Devaluing product or service is a situation that’s very difficult to come back from. Once the price point has been set low, why would the consumer pay anything over and above?
So this is the opportunity to add value to a proposition. There will be many ways that a business can add some value without costing themselves their brand value, equity – or even a whole heap of cash.
Take the theoretical sofa retailer. Instead of losing £500 per customer, why not offer a ‘free’ end of year product inspection in the customer’s home?
In essence, after the customer has had the sofa a year, along comes a company rep to check that it’s holding up to wear-and-tear as it should, and maybe even give it a bit of a clean.
Of course they’ll have specialist cleaning products with them to give the customer a really great result and get the sofa looking like new again (and possibly making it last longer, rewarding the customer’s original investment).
And maybe the customer would like to buy some product while it’s available…
I can almost guarantee that each sofa inspection and clean won’t cost the company £500. Plus it could earn brand loyalty, remind the customer of all of the other great products in the shop (throws, cushions, footstools, matching chairs), and make the customer feel as if they’re getting something for nothing.

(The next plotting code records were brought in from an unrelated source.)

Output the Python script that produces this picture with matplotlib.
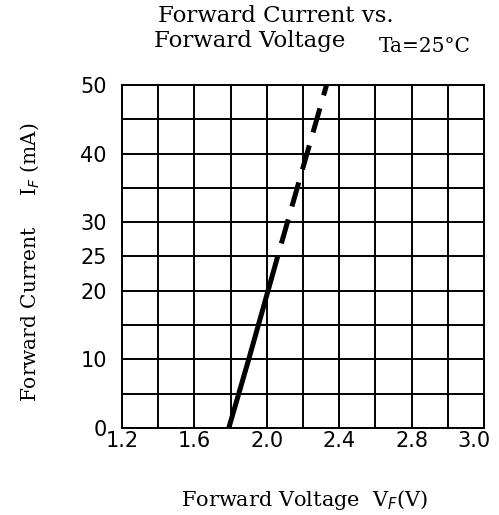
import matplotlib
matplotlib.use("Agg")
import matplotlib.pyplot as plt
import matplotlib.transforms as mtransforms
import numpy as np

# forward voltage (V) vs forward current (mA)
solid_v = [1.79, 1.90, 2.06]
solid_i = [0, 10, 25]
dash_v = [2.06, 2.33]
dash_i = [25, 50]

x_ticks = [1.2, 1.6, 2.0, 2.4, 2.8, 3.2]
x_labels = ["1.2", "1.6", "2.0", "2.4", "2.8", "3.0"]
y_ticks = [0, 10, 20, 25, 30, 40, 50]
y_labels = ["0", "10", "20", "25", "30", "40", "50"]

fig = plt.figure(figsize=(4.99, 5.15), dpi=100)
ax = fig.add_axes([0.2445, 0.169, 0.7255, 0.666])

ax.set_xlim(1.2, 3.2)
ax.set_ylim(0, 50)
# grid every 0.2 V / 5 mA
for gx in np.arange(1.2, 3.21, 0.2):
    ax.axvline(gx, color="black", lw=1.4, zorder=1)
for gy in np.arange(0, 51, 5):
    ax.axhline(gy, color="black", lw=1.4, zorder=1)
ax.set_xticks(x_ticks)
ax.set_xticklabels(x_labels)
ax.set_yticks(y_ticks)
ax.set_yticklabels(y_labels)
ax.tick_params(length=0, labelsize=15)
ax.tick_params(axis="y", pad=11)
ax.tick_params(axis="x", pad=2)
for s in ax.spines.values():
    s.set_linewidth(1.4)

# last label sits a bit left of the frame edge
last = ax.get_xticklabels()[-1]
last.set_transform(last.get_transform() + mtransforms.ScaledTranslation(-0.1, 0, fig.dpi_scale_trans))

ax.plot(solid_v, solid_i, color="black", lw=3.6, solid_capstyle="butt", zorder=3)
ax.plot(dash_v, dash_i, color="black", lw=3.6, linestyle=(5.0, (5.0, 2.7)),
        dash_capstyle="butt", zorder=3)

serif = "DejaVu Serif"
fig.text(0.553, 0.968, "Forward Current vs.", ha="center", va="center", fontsize=16.5, family=serif)
fig.text(0.50, 0.92, "Forward Voltage", ha="center", va="center", fontsize=16.5, family=serif)
fig.text(0.852, 0.909, "Ta=25°C", ha="center", va="center", fontsize=14.5, family=serif)
fig.text(0.06, 0.49, "Forward Current     I$_F$ (mA)", rotation=90, ha="center", va="center",
         fontsize=14.5, family=serif)
fig.text(0.61, 0.03, "Forward Voltage  V$_F$(V)", ha="center", va="center", fontsize=15, family=serif)

fig.savefig("out.png", dpi=100)
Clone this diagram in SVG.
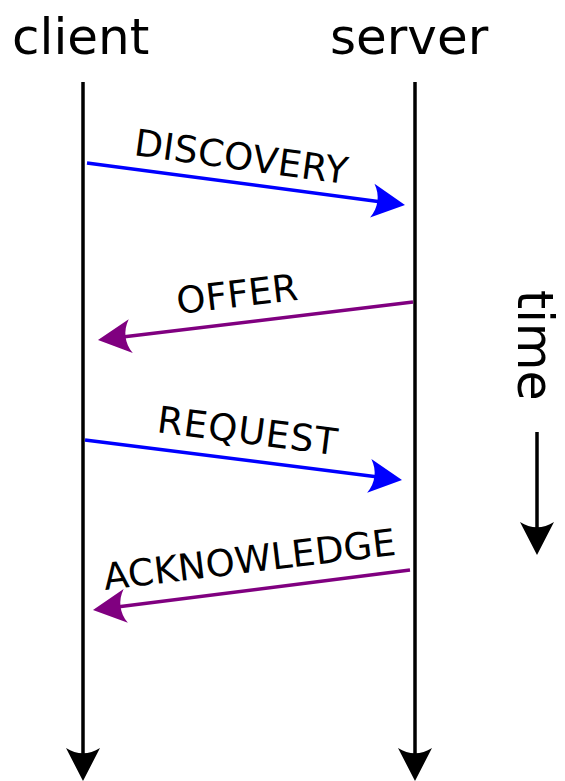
<svg xmlns="http://www.w3.org/2000/svg" width="565" height="781" viewBox="0 0 565 781">
<style>
text{font-family:"DejaVu Sans","Liberation Sans",sans-serif;fill:#000}
.big{font-size:50px}
.lbl{font-size:37px}
.life{stroke:#000;stroke-width:3.5;fill:none}
.blue{stroke:#0000ff;stroke-width:3.5;fill:none}
.purple{stroke:#800080;stroke-width:3.5;fill:none}
</style>
<defs>
<marker id="hk" markerUnits="userSpaceOnUse" markerWidth="40" markerHeight="40" viewBox="-25 -20 40 40" refX="0" refY="0" orient="auto"><path d="M12,0 L-21,-17 C-14,-6 -14,6 -21,17 Z" fill="#000"/></marker>
<marker id="hb" markerUnits="userSpaceOnUse" markerWidth="40" markerHeight="40" viewBox="-25 -20 40 40" refX="0" refY="0" orient="auto"><path d="M12,0 L-21,-17 C-14,-6 -14,6 -21,17 Z" fill="#0000ff"/></marker>
<marker id="hp" markerUnits="userSpaceOnUse" markerWidth="40" markerHeight="40" viewBox="-25 -20 40 40" refX="0" refY="0" orient="auto"><path d="M12,0 L-21,-17 C-14,-6 -14,6 -21,17 Z" fill="#800080"/></marker>
</defs>
<g id="client"><text class="big" x="12" y="54">client</text></g>
<g id="server"><text class="big" x="330" y="54">server</text></g>
<g id="time"><text class="big" style="font-size:49px" transform="translate(518,290) rotate(90)">time</text></g>
<g id="connectors">
<line class="life" x1="83" y1="82" x2="83" y2="769" marker-end="url(#hk)"/>
<line class="life" x1="415" y1="82" x2="415" y2="769" marker-end="url(#hk)"/>
<line class="life" x1="537" y1="432" x2="537" y2="543" marker-end="url(#hk)"/>
<line class="blue" x1="87" y1="163" x2="393.1" y2="203.4" marker-end="url(#hb)"/>
<line class="purple" x1="413" y1="302" x2="109.9" y2="338.6" marker-end="url(#hp)"/>
<line class="blue" x1="85" y1="440" x2="390.1" y2="478.5" marker-end="url(#hb)"/>
<line class="purple" x1="410" y1="570" x2="104.9" y2="608.5" marker-end="url(#hp)"/>
</g>
<g id="labels">
<text class="lbl" transform="translate(133,155) rotate(7.8)" textLength="215" lengthAdjust="spacing">DISCOVERY</text>
<text class="lbl" transform="translate(178,314) rotate(-6.7)" textLength="122" lengthAdjust="spacing">OFFER</text>
<text class="lbl" transform="translate(156,432) rotate(7.3)" textLength="181" lengthAdjust="spacing">REQUEST</text>
<text class="lbl" transform="translate(105,590) rotate(-6.9)" textLength="294" lengthAdjust="spacing">ACKNOWLEDGE</text>
</g>
</svg>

Plus they’ll feel loved by the after-care.
And if a company is willing to offer an end of year inspection service, they must take a lot of pride in their work. Which means that the sofa will be well made and built to last… (thus increasing the projected value of the product).
A little bit of added value goes a long way
Not all of the customers will want to have their inspection and clean, some just won’t be bothered.
And for each of those, the business keeps its original level of profit intact. Without devaluing the product to a point of no-return. Without damaging brand equity.
Tell me that’s not the way forward?
*Disclaimer: I have nothing against cheap sofas, I’ve got one myself. And the approach for different companies in different sectors will be different.
But adding value and not devaluing is the only way forward.